Lundi, midi
[Lundi 5 janvier 1835]
Je reçois ta seconde lettre où tu m’écris que tu vas mieux [1]. Je me réjouis de ce bonheur pour toi d’abord, ensuite pour moi, car il est certain que je souffre plus que toi de tes souffrances.
Quanta à l’autre assertion de ta lettre, elle ne m’est pas aussi démontrée que la première : tu m’aimes, dis-tu ? Ce mot-là frappe douloureusement sur mon cœur qui y répond par le doute – Oh ! si tu m’aimais véritablement, tu ne me sacrifierais [pas], jour par jour, heure par heure, minute par minute, à tes considérations sans nom et sans valeur – Tu ne me laisserais pas trois heures exposée à la pluie sans me donner un regard de reconnaissanceb. Tu n’aurais pas donné devant moi ta première sortie, qui m’appartenait, à une autre qui ne l’avait pas achetée comme moi par trois jours de fièvre et d’angoisses – Non, tu n’aurais pas fait cela si tu m’aimais.
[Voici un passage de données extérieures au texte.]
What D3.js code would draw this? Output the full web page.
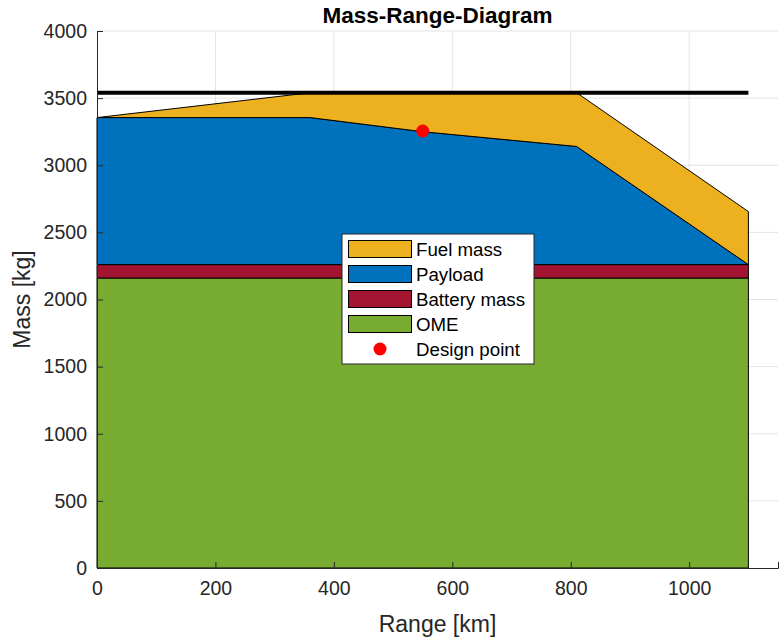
<!DOCTYPE html>
<html><head><meta charset="utf-8">
<script src="https://cdn.jsdelivr.net/npm/d3@7"></script>
<style>body{margin:0;background:#fff;} text{font-family:"Liberation Sans",Arial,sans-serif;}</style>
</head><body>
<svg id="c" width="780" height="643"></svg>
<script>
// Data
const ranges      = [0, 360, 550, 810, 1100];
const omeMass     = [2160, 2160, 2160, 2160, 2160];
const batteryMass = [100, 100, 100, 100, 100];
const payloadMass = [1095, 1095, 990, 880, 0];
const fuelMass    = [0, 185, 290, 400, 395];
const mtom = 3540;
const designPoint = [550, 3255];
const xTicks = [0, 200, 400, 600, 800, 1000];
const yTicks = [0, 500, 1000, 1500, 2000, 2500, 3000, 3500, 4000];
const seriesNames = ["Fuel mass", "Payload", "Battery mass", "OME"];
const seriesColors = ["#EDB120", "#0072BD", "#A2142F", "#77AC30"];

const svg = d3.select("#c");
const L = 97, R = 778, T = 31, B = 568;
const x = d3.scaleLinear().domain([0, 1150]).range([L, R]);
const y = d3.scaleLinear().domain([0, 4000]).range([B, T]);

// grid
svg.append("g").selectAll("line").data(xTicks.filter(d=>d>0)).enter().append("line")
  .attr("x1", d=>x(d)).attr("x2", d=>x(d)).attr("y1", T).attr("y2", B)
  .attr("stroke", "#e3e3e3").attr("stroke-width", 1);
svg.append("g").selectAll("line").data(yTicks.filter(d=>d>0)).enter().append("line")
  .attr("x1", L).attr("x2", R).attr("y1", d=>y(d)).attr("y2", d=>y(d))
  .attr("stroke", "#e3e3e3").attr("stroke-width", 1);

// stacked areas
const rows = ranges.map((r,i)=>({r, ome: omeMass[i], bat: batteryMass[i], pay: payloadMass[i], fuel: fuelMass[i]}));
const stack = d3.stack().keys(["ome","bat","pay","fuel"]);
const layers = stack(rows);
const colorFor = {ome: seriesColors[3], bat: seriesColors[2], pay: seriesColors[1], fuel: seriesColors[0]};
const area = d3.area().x(d=>x(d.data.r)).y0(d=>y(d[0])).y1(d=>y(d[1]));
svg.append("g").selectAll("path").data(layers).enter().append("path")
  .attr("d", area).attr("fill", d=>colorFor[d.key])
  .attr("stroke", "#000").attr("stroke-width", 1).attr("stroke-linejoin", "round");

// MTOM line
svg.append("line").attr("x1", x(0)).attr("x2", x(1100)).attr("y1", y(mtom)).attr("y2", y(mtom))
  .attr("stroke", "#000").attr("stroke-width", 4);

// design point
svg.append("circle").attr("cx", x(designPoint[0])).attr("cy", y(designPoint[1])).attr("r", 6.5).attr("fill", "#ff0000");

// axes
const xAxis = d3.axisBottom(x).tickValues(xTicks).tickSize(-6).tickPadding(9).tickFormat(d3.format("d"));
const yAxis = d3.axisLeft(y).tickValues(yTicks).tickSize(-6).tickPadding(10).tickFormat(d3.format("d"));
const gx = svg.append("g").attr("transform", `translate(0,${B})`).call(xAxis);
const gy = svg.append("g").attr("transform", `translate(${L},0)`).call(yAxis);
[gx, gy].forEach(g=>{
  g.select(".domain").attr("stroke", "#262626").attr("stroke-width", 1);
  g.selectAll(".tick line").attr("stroke", "#262626");
  g.selectAll(".tick text").attr("fill", "#262626").style("font-size", "19.5px").style("font-family", "Liberation Sans, Arial, sans-serif");
});
gx.selectAll(".tick text").attr("dy", "0.9em");

// labels
svg.append("text").attr("x", (L+R)/2).attr("y", 23).attr("text-anchor", "middle")
  .style("font-size", "22.5px").style("font-weight", "bold").attr("fill", "#000").text("Mass-Range-Diagram");
svg.append("text").attr("x", (L+R)/2).attr("y", 632).attr("text-anchor", "middle")
  .style("font-size", "23px").attr("fill", "#262626").text("Range [km]");
svg.append("text").attr("transform", `translate(30,${(T+B)/2}) rotate(-90)`).attr("text-anchor", "middle")
  .style("font-size", "23px").attr("fill", "#262626").text("Mass [kg]");

// legend
const lg = svg.append("g").attr("transform", "translate(342,234)");
lg.append("rect").attr("x", 0).attr("y", 0).attr("width", 192).attr("height", 130)
  .attr("fill", "#fff").attr("stroke", "#262626").attr("stroke-width", 1);
seriesNames.forEach((n,i)=>{
  const cy = 15 + i*25;
  lg.append("rect").attr("x", 6.5).attr("y", cy-8.5).attr("width", 63).attr("height", 17)
    .attr("fill", seriesColors[i]).attr("stroke", "#000").attr("stroke-width", 1);
  lg.append("text").attr("x", 74).attr("y", cy).attr("dy", "0.35em").style("font-size", "18.7px").attr("fill", "#000").text(n);
});
lg.append("circle").attr("cx", 38).attr("cy", 15+4*25).attr("r", 6.5).attr("fill", "#ff0000");
lg.append("text").attr("x", 74).attr("y", 15+4*25).attr("dy", "0.35em").style("font-size", "18.7px").attr("fill", "#000").text("Design point");
</script>
</body></html>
Je savais vaguement que tu aimais une autre femme plus que moi – mais ce que j’ignorais, c’est qu’un jour tu prendrais plaisir à me le démontrer si cruellement –
Je sais ce qu’il faut que je fasse. Je ne veux pas rien décider avant de t’avoir vu. Je ne pense pas que tu aies aucune objection à faire à ce projet qui te rendra libre et heureux –
Tu [iras] mieux bientôt, je l’espère. Tu seras guéri, je le désire de toutes les forces de mon âme.
J.
[Adresse]
9e
BnF, Mss, NAF 16323, f. 56-57
Transcription de Jeanne Stranart et Véronique Cantos assistées de Florence Naugrette
a) « quand ».
b) « recconnaissance ».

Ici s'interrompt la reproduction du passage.